Une fois la procédure publique achevée, Windows, Office et les autres de ses logiciels devraient donc avoir pour voisins de rayons des solutions comme Firefox, Thunderbird, des distributions et autres solutions.
Avec quels effets escomptés ? « Clairement, on est dans le long terme, commente encore Guillaume Deraedt. Le système d’information d’un CHU compte en moyenne 270 applications distinctes. La quasi-totalité requiert Microsoft, et Oracle s’agissant des solutions majeures de prise en charge médicale. Le marché ne va pas supprimer ces partenariats essentiels, mais on veut initialiser pour faire évoluer les choses ».

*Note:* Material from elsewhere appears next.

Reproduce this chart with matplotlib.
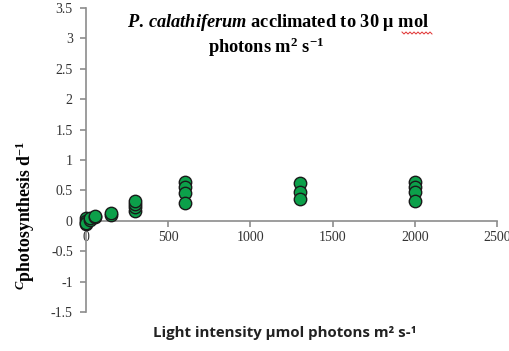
import matplotlib
matplotlib.use('Agg')
import matplotlib.pyplot as plt
import numpy as np

plt.rcParams['mathtext.fontset'] = 'custom'
plt.rcParams['mathtext.rm'] = 'Liberation Serif:bold'
plt.rcParams['mathtext.it'] = 'Liberation Serif:italic:bold'
plt.rcParams['mathtext.bf'] = 'Liberation Serif:bold'

# light intensity (umol photons m-2 s-1) and C-specific photosynthesis (d-1)
light = [0, 0, 0, 0, 25, 25, 55, 55, 150, 150,
         300, 300, 300, 300, 600, 600, 600, 600,
         1300, 1300, 1300, 2000, 2000, 2000, 2000]
photo = [0.05, 0.0, -0.05, -0.03, 0.02, 0.05, 0.06, 0.08, 0.10, 0.13,
         0.16, 0.22, 0.28, 0.32, 0.64, 0.55, 0.45, 0.30,
         0.62, 0.47, 0.36, 0.64, 0.56, 0.47, 0.33]

xticks = [0, 500, 1000, 1500, 2000, 2500]
yticks = [-1.5, -1, -0.5, 0, 0.5, 1, 1.5, 2, 2.5, 3, 3.5]

fig = plt.figure(figsize=(5.10, 3.51), dpi=100)
ax = fig.add_axes([0.1686, 0.111, 0.806, 0.866])

ax.scatter(light, photo, s=80, color='#0ca04a', edgecolor='#1a1a1a',
           linewidth=1.0, zorder=3, clip_on=False)

for s in ['top', 'right']:
    ax.spines[s].set_visible(False)
ax.spines['bottom'].set_position(('data', 0))
ax.spines['left'].set_color('#8c8c8c')
ax.spines['bottom'].set_color('#8c8c8c')
ax.spines['left'].set_linewidth(1.2)
ax.spines['bottom'].set_linewidth(1.2)

ax.set_xlim(0, 2500)
ax.set_ylim(-1.5, 3.5)
ax.set_xticks(xticks)
ax.set_yticks(yticks)
ax.set_xticklabels([str(v) for v in xticks], family='Liberation Serif', fontsize=10, color='#333333')
ax.set_yticklabels(['%g' % v for v in yticks], family='Liberation Serif', fontsize=10, color='#333333')
ax.tick_params(axis='both', direction='out', length=4.5, width=1.2, color='#8c8c8c')
ax.tick_params(axis='y', pad=5)
ax.tick_params(axis='x', pad=3)

# title in two lines
fig.text(0.546, 0.937, r'$\mathit{P.\,calathiferum}$' + ' acclimated to 30 \u03bc mol',
         ha='center', va='center', family='Liberation Serif', fontweight='bold', fontsize=13.2)
fig.text(0.522, 0.866, r'photons m$^{2}$ s$^{\mathrm{-1}}$',
         ha='center', va='center', family='Liberation Serif', fontweight='bold', fontsize=13.2)

# spell-check squiggle under "mol"
wx = np.linspace(402, 432, 16)
wy = 33 + np.where(np.arange(16) % 2 == 0, -1, 1)
fig.add_artist(plt.Line2D(wx / 510, 1 - wy / 351, color='#e03030', linewidth=0.7,
                          transform=fig.transFigure))

fig.text(0.049, 0.387, r'$^{C}$photosynthesis d$^{\mathrm{-1}}$', rotation=90, ha='center', va='center',
         family='Liberation Serif', fontweight='bold', fontsize=12.8)

fig.text(0.559, 0.051, 'Light intensity \u00b5mol photons m\u00b2 s-\u00b9', ha='center', va='center',
         family='Open Sans', fontweight='bold', fontsize=10.8, color='#222222')

fig.savefig('out.png', dpi=100)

« Le futur de ces marchés dépendra de l’appétence des acteurs locaux » sachant que leurs ressources ne sont pas illimitées et qu’il n’est jamais simple d’envoyer en formation des équipes sur de nouvelles technologies, tout en gérant dans le même temps celles déjà en place.
Cruel rappel : « Quand on dit que les établissements de santé reviennent à l’équilibre, cela signifie concrètement qu’ils sont déficitaires. Et qu’il est nécessaire de diminuer les coûts ».
Si « nos adhérents sont satisfaits des services opérés sur ces technologies, insiste sur la même veine le document de ce marché, la situation de retour à l’équilibre financier de la majeure partie [d’entre eux] impose de trouver des axes de réduction de coût tout en garantissant la fiabilité, la sécurité et la disponibilité des solutions mises en œuvre ».
Autant de messages adressés au monde du libre et aux établissements pour qu’ils se saisissent des opportunités. Et tout autant de signaux adressés aux éditeurs propriétaires lorsque viendra le temps des négociations tarifaires.